Care compagne e cari compagni,

questo è il Congresso del nostro 25°, quello della nostra maturità. Un Congresso nel quale, provando ad occupare il centro della scena, abbiamo dato sin qui prova di identità e orgoglio, appartenenza ad un idea di trasformazione del nostro lavoro e, tramite esso, dell’Italia.

Questo grumo di ragione e passione, che ci muove e dà forza, è il frutto di questo lungo viaggio fatto insieme.

Ma questo viaggio non è ancora finito.

Dobbiamo prima tornare ad essere liberi.

E liberi non è una parola troppo grande, la situazione in cui viviamo ha in sé il germe della tirannide. Toqueville già nel 700 diceva: “quando vedo accordare a qualsiasi potenza il diritto ed il potere di far tutto, si chiami  essa popolo, o re, democrazia o aristocrazia, io affermo che là è il germe della tirannide e cerco di andare a vivere sotto altre leggi.”

Ma noi da questo Paese non ce ne vogliamo andare.

Dobbiamo tornare ad essere liberi. Poi il futuro dipenderà da noi.

C’è insomma ancora un bel tratto di cammino davanti a noi. Non ci possiamo fermare e non staremo fermi nemmeno per prendere fiato. E non dobbiamo perdere lucidità e convinzione nella possibilità di farcela, anche quando sembra che le forze ed i poteri che contrastiamo siano così più grandi e forti di noi. Nemmeno quando ci viene da chiederci perché facciamo una vita così complicata e qualche dubbio ci prende.

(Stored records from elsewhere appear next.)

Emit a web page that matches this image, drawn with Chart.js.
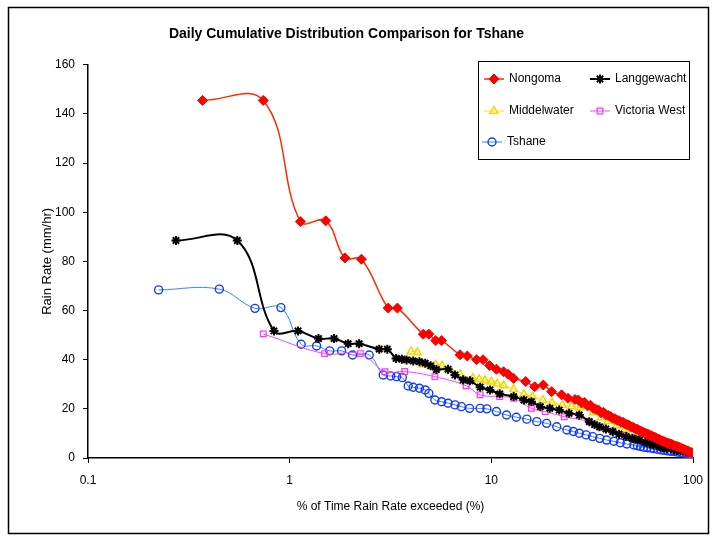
<!DOCTYPE html>
<html>
<head>
<meta charset="utf-8">
<script src="https://cdn.jsdelivr.net/npm/chart.js@4.4.1/dist/chart.umd.min.js"></script>
<style>
  html, body { margin: 0; padding: 0; background: #fff; }
</style>
</head>
<body>
<canvas id="grafik" width="717" height="539"></canvas>
<script>
// values (% of time exceeded, rain rate mm/hr)
const nongomaX = [0.37, 0.74, 1.13, 1.51, 1.88, 2.27, 3.08, 3.42, 4.6, 4.9, 5.3, 5.67, 7.0, 7.6, 8.45, 9.1, 9.8, 10.6, 11.5, 12.1, 12.9, 14.8, 16.4, 18.1, 19.9, 22.3, 24, 26, 27, 28, 29, 30, 31, 32, 33, 34, 35, 36, 37, 38, 39, 40, 41, 42, 43, 44, 45, 46, 47, 48, 49, 50, 51, 52, 53, 54, 55, 56, 57, 58, 59, 60, 61, 62, 63, 64, 65, 66, 67, 68, 69, 70, 71, 72, 73, 74, 75, 76, 77, 78, 79, 80, 82, 84, 86, 88, 90, 92, 94, 96, 98, 100];
const nongomaY = [145.5, 145.5, 96.2, 96.5, 81.4, 80.9, 61, 61, 50.4, 50.4, 47.8, 47.8, 42, 41.5, 40, 40, 37.6, 36.1, 35.1, 34.1, 32.4, 31.1, 29, 29.7, 27, 25.7, 24.3, 23.8, 23.6, 22.4, 22.6, 21.2, 21.5, 20.2, 19.8, 19.5, 18.4, 18.6, 17.6, 17.3, 16.9, 16.2, 16.0, 15.4, 15.2, 14.6, 14.5, 13.9, 13.6, 13.4, 12.8, 12.6, 12.3, 11.8, 11.7, 11.2, 11.0, 10.6, 10.4, 10.1, 9.8, 9.6, 9.3, 9.1, 8.8, 8.5, 8.3, 8.0, 7.7, 7.5, 7.2, 7.0, 6.8, 6.6, 6.4, 6.2, 6.0, 5.9, 5.7, 5.6, 5.4, 5.2, 4.9, 4.6, 4.3, 3.9, 3.6, 3.2, 2.9, 2.5, 2.2, 1.8];

const langX = [0.273, 0.55, 0.836, 1.10, 1.39, 1.66, 1.95, 2.21, 2.78, 3.05, 3.37, 3.6, 3.8, 4.1, 4.4, 4.7, 5.0, 5.34, 6.1, 6.6, 7.25, 7.83, 8.8, 9.84, 11.0, 12.9, 14.5, 15.8, 17.5, 19.5, 21.7, 24.3, 27.3, 30.6, 32.5, 34.4, 37, 40, 43, 46.6, 50, 52, 54.4, 58, 61, 63.5, 68, 71, 74, 80, 83, 86.6, 92, 97];
const langY = [88.5, 88.5, 51.7, 51.7, 48.6, 48.6, 46.5, 46.5, 44.3, 44.3, 40.5, 40.2, 39.9, 39.5, 39.2, 38.6, 37.5, 36, 36.1, 33.8, 31.8, 31.4, 28.8, 27.7, 26.1, 25, 23.6, 22.9, 20.9, 20.2, 19.5, 18.2, 17.5, 14.8, 13.6, 12.7, 11.8, 10.7, 9.7, 8.7, 8, 7.6, 7.3, 6.4, 5.8, 5.3, 4.6, 4.2, 3.9, 3.4, 3.1, 3, 2.5, 2.2];

const middelX = [4.0, 4.3, 4.6, 5.3, 5.7, 6.3, 7.0, 8.1, 8.7, 9.3, 10, 10.7, 11.5, 12.9, 14.5, 16, 18, 20, 22.5, 25, 27.5, 29.6, 32, 35, 38, 42, 46, 50, 55, 60, 66, 72, 78, 84, 90, 96, 99];
const middelY = [43.3, 42.9, 38, 37.9, 37.5, 35.5, 34, 32.5, 32, 31.5, 31, 30.2, 29.5, 28, 26, 25, 23.5, 22.5, 21.5, 21, 20.5, 21.2, 18.5, 16.5, 15, 13.2, 11.8, 10.5, 9.2, 8, 6.7, 5.6, 4.6, 3.7, 3, 2.4, 2];

const victoriaX = [0.74, 1.49, 2.24, 2.97, 3.72, 5.25, 7.5, 8.8, 11, 12.9, 15.8, 18.5, 23, 30.6, 35, 40, 46, 52, 60, 68, 76, 85, 93, 99];
const victoriaY = [50.5, 42.5, 42.5, 35.1, 35.2, 33.1, 29.4, 25.7, 25, 24.3, 20.2, 18.9, 16.8, 14.8, 12.5, 11, 9.3, 7.8, 6.3, 5, 4, 3, 2.2, 1.5];

const tshaneX = [0.224, 0.448, 0.673, 0.905, 1.14, 1.36, 1.58, 1.81, 2.05, 2.48, 2.91, 3.17, 3.39, 3.62, 3.87, 4.1, 4.4, 4.7, 4.9, 5.25, 5.67, 6.1, 6.6, 7.1, 7.8, 8.8, 9.5, 10.6, 11.9, 13.3, 15, 16.8, 18.8, 21.1, 23.7, 25.5, 27.3, 29.5, 31.8, 34.5, 37.3, 40.5, 43.6, 47, 50.9, 53, 55, 57, 59.4, 62, 64, 67, 69.4, 72, 75, 78, 80.9, 84, 88, 92, 95.7];
const tshaneY = [68.4, 68.7, 60.9, 61.2, 46.3, 45.6, 43.6, 43.6, 41.9, 41.9, 33.8, 33.4, 33.1, 32.7, 29.3, 28.8, 28.4, 27.7, 26.3, 23.6, 22.9, 22.3, 21.6, 20.9, 20.2, 20.2, 20, 18.9, 17.5, 16.6, 15.8, 14.8, 14.1, 12.7, 11.4, 10.8, 10.1, 9.4, 8.7, 8, 7.3, 6.8, 6.2, 5.7, 5.3, 5.0, 4.7, 4.4, 4.2, 4.0, 3.8, 3.5, 3.3, 3.1, 2.9, 2.7, 2.6, 2.4, 2.1, 1.9, 1.6];

const xTickVals = [0.1, 1, 10, 100];

const pts = (xs, ys) => xs.map((x, i) => ({ x: x, y: ys[i] }));

const FONT = "'Liberation Sans', Arial, sans-serif";
Chart.defaults.font.family = FONT;
Chart.defaults.color = "#000";

// outer frame + legend box drawn by hand
const frame = {
  id: "frame",
  beforeDraw(chart) {
    const ctx = chart.ctx;
    ctx.save();
    ctx.fillStyle = "#fff";
    ctx.fillRect(0, 0, chart.width, chart.height);
    ctx.strokeStyle = "#000";
    ctx.lineWidth = 1.5;
    ctx.strokeRect(8.5, 7.5, 700, 526);
    ctx.restore();
  },
};

const legendBox = {
  id: "legendBox",
  afterDraw(chart) {
    const ctx = chart.ctx;
    ctx.save();
    ctx.fillStyle = "#fff";
    ctx.fillRect(478.5, 61.5, 211, 98);
    ctx.strokeStyle = "#000";
    ctx.lineWidth = 1;
    ctx.strokeRect(478.5, 61.5, 211, 98);
    const spots = [[484, 79], [590, 79], [484, 111], [590, 111], [482, 142]];
    chart.data.datasets.forEach((ds, i) => {
      const [x, y] = spots[i];
      ctx.strokeStyle = ds.borderColor;
      ctx.lineWidth = ds.borderWidth;
      ctx.beginPath();
      ctx.moveTo(x, y);
      ctx.lineTo(x + 20, y);
      ctx.stroke();
      ctx.fillStyle = ds.pointBackgroundColor;
      ctx.strokeStyle = ds.pointBorderColor;
      ctx.lineWidth = ds.pointBorderWidth;
      if (Chart.helpers && Chart.helpers.drawPoint) {
        Chart.helpers.drawPoint(ctx, { pointStyle: ds.pointStyle, radius: ds.pointRadius, borderWidth: ds.pointBorderWidth, rotation: 0 }, x + 10, y);
      }
      ctx.fillStyle = "#000";
      ctx.font = "12px " + FONT;
      ctx.textBaseline = "middle";
      ctx.textAlign = "left";
      ctx.fillText(ds.label, x + 25, y);
    });
    ctx.restore();
  },
};

const chart = document.getElementById("grafik");

new Chart(chart, {
  type: "line",
  data: {
    datasets: [
      {
        label: "Nongoma",
        data: pts(nongomaX, nongomaY),
        borderColor: "#ff2a00",
        borderWidth: 1.5,
        pointStyle: "rectRot",
        pointRadius: 5,
        pointBorderWidth: 1,
        pointBackgroundColor: "#ff0000",
        pointBorderColor: "#ff0000",
        tension: 0.4,
      },
      {
        label: "Langgewacht",
        data: pts(langX, langY),
        borderColor: "#000000",
        borderWidth: 2,
        pointStyle: "star",
        pointRadius: 4.5,
        pointBorderWidth: 2,
        pointBackgroundColor: "#000000",
        pointBorderColor: "#000000",
        tension: 0.4,
      },
      {
        label: "Middelwater",
        data: pts(middelX, middelY),
        borderColor: "#f2e600",
        borderWidth: 1,
        pointStyle: "triangle",
        pointRadius: 4.5,
        pointBorderWidth: 1.5,
        pointBackgroundColor: "rgba(255,255,255,0)",
        pointBorderColor: "#f0d800",
        tension: 0.4,
      },
      {
        label: "Victoria West",
        data: pts(victoriaX, victoriaY),
        borderColor: "#ff40ff",
        borderWidth: 1,
        pointStyle: "rect",
        pointRadius: 4,
        pointBorderWidth: 1.2,
        pointBackgroundColor: "rgba(255,255,255,0)",
        pointBorderColor: "#ff33ff",
        tension: 0.4,
      },
      {
        label: "Tshane",
        data: pts(tshaneX, tshaneY),
        borderColor: "#2f86ff",
        borderWidth: 1,
        pointStyle: "circle",
        pointRadius: 4,
        pointBorderWidth: 1.4,
        pointBackgroundColor: "rgba(255,255,255,0)",
        pointBorderColor: "#1438ff",
        tension: 0.4,
      },
    ],
  },
  options: {
    responsive: false,
    animation: false,
    devicePixelRatio: 1,
    layout: { padding: { left: 0, right: 24, top: 0, bottom: 0 } },
    plugins: {
      legend: { display: false },
      tooltip: { enabled: false },
      title: {
        display: true,
        text: "Daily Cumulative Distribution Comparison for Tshane",
        font: { size: 14, weight: "bold", family: FONT },
        color: "#000",
        padding: { top: 26, bottom: 22 },
      },
    },
    scales: {
      x: {
        type: "logarithmic",
        min: 0.1,
        max: 100,
        afterBuildTicks: (axis) => {
          axis.ticks = xTickVals.map((v) => ({ value: v }));
        },
        afterFit: (axis) => {
          axis.height = 81;
        },
        ticks: {
          autoSkip: false,
          maxRotation: 0,
          padding: 10,
          font: { size: 12 },
          callback: (v) => String(v),
        },
        grid: { drawOnChartArea: false, drawTicks: true, tickLength: 5, color: "#000" },
        border: { color: "#000", width: 1.5 },
        title: {
          display: true,
          text: "% of Time Rain Rate exceeded (%)",
          font: { size: 12 },
          padding: { top: 25, bottom: 25 },
        },
      },
      y: {
        min: 0,
        max: 160,
        afterFit: (axis) => {
          axis.width = 88;
        },
        ticks: { stepSize: 20, padding: 8, font: { size: 12 } },
        grid: { drawOnChartArea: false, drawTicks: true, tickLength: 5, color: "#000" },
        border: { color: "#000", width: 1.5 },
        title: {
          display: true,
          text: "Rain Rate (mm/hr)",
          font: { size: 13 },
          padding: { top: 40, bottom: 0 },
        },
      },
    },
  },
  plugins: [frame, legendBox],
});
</script>
</body>
</html>
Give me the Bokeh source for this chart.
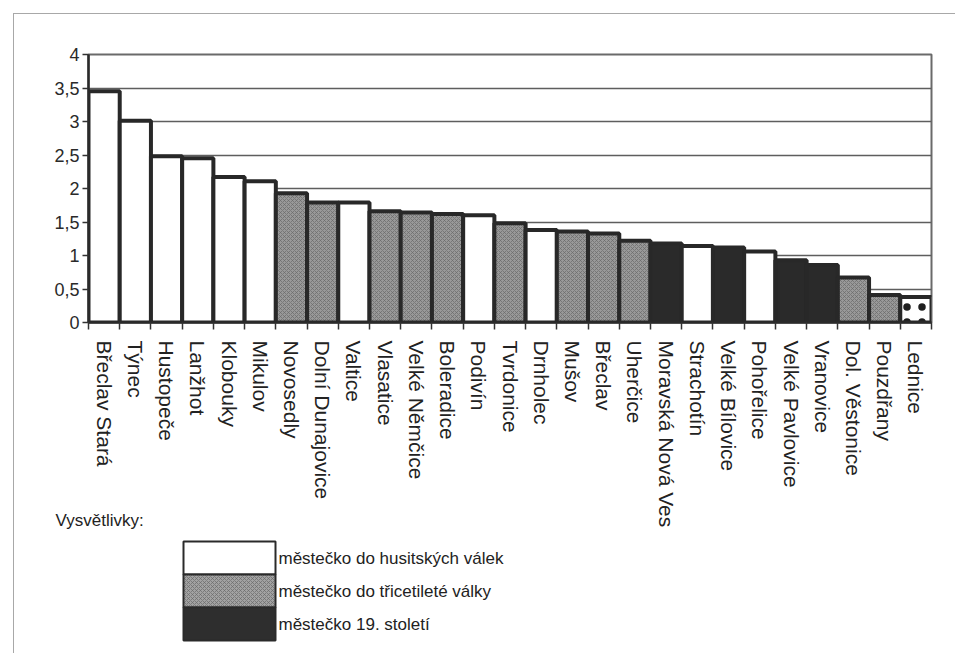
import math
from bokeh.plotting import figure
from bokeh.models import (Range1d, LinearAxis, FixedTicker, ColumnDataSource,
                          CustomJSTickFormatter, Title)
from bokeh.layouts import column
from bokeh.core.properties import value
from bokeh.embed import file_html
from bokeh.resources import INLINE

# ---- data -------------------------------------------------------------
cities = ["Břeclav Stará", "Týnec", "Hustopeče", "Lanžhot", "Klobouky", "Mikulov",
          "Novosedly", "Dolní Dunajovice", "Valtice", "Vlasatice", "Velké Němčice",
          "Boleradice", "Podivín", "Tvrdonice", "Drnholec", "Mušov", "Břeclav",
          "Uherčice", "Moravská Nová Ves", "Strachotín", "Velké Bílovice", "Pohořelice",
          "Velké Pavlovice", "Vranovice", "Dol. Věstonice", "Pouzdřany", "Lednice"]
values = [3.45, 3.01, 2.48, 2.45, 2.17, 2.11, 1.93, 1.79, 1.79, 1.66, 1.64, 1.62, 1.60,
          1.48, 1.38, 1.36, 1.33, 1.22, 1.18, 1.14, 1.12, 1.06, 0.93, 0.86, 0.67, 0.41, 0.38]
# 0 = do husitských válek, 1 = do třicetileté války, 2 = 19. století, 3 = jiné
periods = [0, 0, 0, 0, 0, 0, 1, 1, 0, 1, 1, 1, 0, 1, 0, 1, 1, 1, 2, 0, 2, 0, 2, 2, 1, 1, 3]
legend_title = "Vysvětlivky:"
legend_labels = ["městečko do husitských válek", "městečko do třicetileté války",
                 "městečko 19. století"]
y_ticks = [0, 0.5, 1, 1.5, 2, 2.5, 3, 3.5, 4]

# ---- styles -----------------------------------------------------------
FONT = "Liberation Sans"
BG = "#ffffff"
fills = ["#ffffff", "#999999", "#2a2a2a", "#ffffff"]
hatches = [" ", "x", " ", "."]
hatch_cols = ["#000000", "#6a6a6a", "#000000", "#1e1e1e"]
hatch_scales = [4, 4, 4, 15]
hatch_weights = [0.6, 0.7, 0.6, 6]

n = len(cities)
idx = list(range(n))
src = ColumnDataSource(dict(
    pos=idx, city=cities, val=values,
    fill=[fills[k] for k in periods],
    hatch=[hatches[k] for k in periods],
    hcol=[hatch_cols[k] for k in periods],
    hscale=[hatch_scales[k] for k in periods],
    hweight=[hatch_weights[k] for k in periods],
))

p = figure(x_range=Range1d(-0.5, n - 0.5), y_range=Range1d(0, 4),
           frame_width=843, frame_height=268, output_backend="svg", toolbar_location=None,
           x_axis_location=None,
           min_border_left=74, min_border_right=24, min_border_top=40, min_border_bottom=218,
           background_fill_color=BG, border_fill_color=BG)

p.vbar(x="pos", top="val", width=1.0, source=src,
       fill_color="fill", line_color="#282828", line_width=4,
       hatch_pattern="hatch", hatch_color="hcol", hatch_scale="hscale",
       hatch_weight="hweight")

p.xgrid.visible = False
p.ygrid.ticker = FixedTicker(ticks=y_ticks)
p.ygrid.grid_line_color = "#5e5e5e"
p.ygrid.grid_line_width = 1.4
p.outline_line_color = "#6a6a6a"
p.outline_line_width = 2

ya = p.yaxis[0]
ya.ticker = FixedTicker(ticks=y_ticks)
ya.formatter = CustomJSTickFormatter(code="return String(tick).replace('.', ',');")
ya.major_label_text_font = FONT
ya.major_label_text_font_size = "18px"
ya.major_label_text_color = "#2a2a2a"
ya.major_label_standoff = 3
ya.major_tick_in = 0
ya.major_tick_out = 6
ya.major_tick_line_color = "#333333"
ya.major_tick_line_width = 1.5
ya.minor_tick_line_color = None
ya.axis_line_color = "#2a2a2a"
ya.axis_line_width = 2.5

# category names at the bar centres, tick marks at the category boundaries
x_axis = LinearAxis(ticker=FixedTicker(ticks=idx, minor_ticks=[i - 0.5 for i in range(n + 1)]),
                    major_label_overrides={i: c for i, c in zip(idx, cities)},
                    major_label_orientation=-math.pi / 2,
                    major_label_text_font=FONT,
                    major_label_text_font_size="21px",
                    major_label_text_color="#222222",
                    major_label_standoff=11,
                    major_tick_line_color=None, major_tick_in=0, major_tick_out=0,
                    minor_tick_line_color="#333333", minor_tick_line_width=1.5,
                    minor_tick_in=0, minor_tick_out=7,
                    axis_line_color="#2a2a2a", axis_line_width=2.5)
p.add_layout(x_axis, "below")

# ---- legend panel (overlaps the bottom of the chart) ------------------
leg = figure(x_range=Range1d(0, 843), y_range=Range1d(0, 124),
             frame_width=843, frame_height=124,
             output_backend="svg", toolbar_location=None,
             x_axis_location=None, y_axis_location=None,
             min_border_left=74, min_border_right=24, min_border_top=0, min_border_bottom=0,
             background_fill_alpha=0, border_fill_alpha=0,
             styles={"margin-top": "-32px"})
leg.grid.visible = False
leg.outline_line_color = None
leg.add_layout(Title(text=legend_title, align="left", offset=-33, standoff=0,
                     text_font=FONT, text_font_size="17px", text_font_style="normal",
                     text_color="#222222"), "above")

box_top = [112, 79, 46]
box_bot = [79, 46, 13]
leg.quad(left=[95] * 3, right=[187] * 3, top=box_top, bottom=box_bot,
         fill_color=["#ffffff", "#a2a2a2", "#2e2e2e"], line_color="#2a2a2a", line_width=2,
         hatch_pattern=hatches[:3], hatch_color=hatch_cols[:3], hatch_scale=4,
         hatch_weight=0.7)
leg.text(x=[190] * 3, y=[(a + b) / 2 for a, b in zip(box_top, box_bot)], text=legend_labels,
         text_font=value(FONT), text_font_size="17px", text_color="#222222",
         text_baseline="middle", text_align="left")

layout = column(p, leg, spacing=0, background=BG,
                styles={"margin-left": "13px", "margin-top": "13px",
                        "border-top": "1px solid #a8a8a8",
                        "border-left": "1px solid #a8a8a8"})

open("out.html", "w").write(file_html(layout, INLINE))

Voglio citare in proposto una frase di E. Berlinguer, un compagno che sembra a tanti così lontano ed appartenente ad un passato remoto e forse pieno di errori e che invece personalmente ancora mi manca: “Il mondo, anche questo terribile intricato mondo di oggi, può essere conosciuto, interpretato, trasformato e messo al servizio dell’uomo, del suo benessere e della sua felicità. La lotta per questo obiettivo è una prova che può riempire degnamente una vita."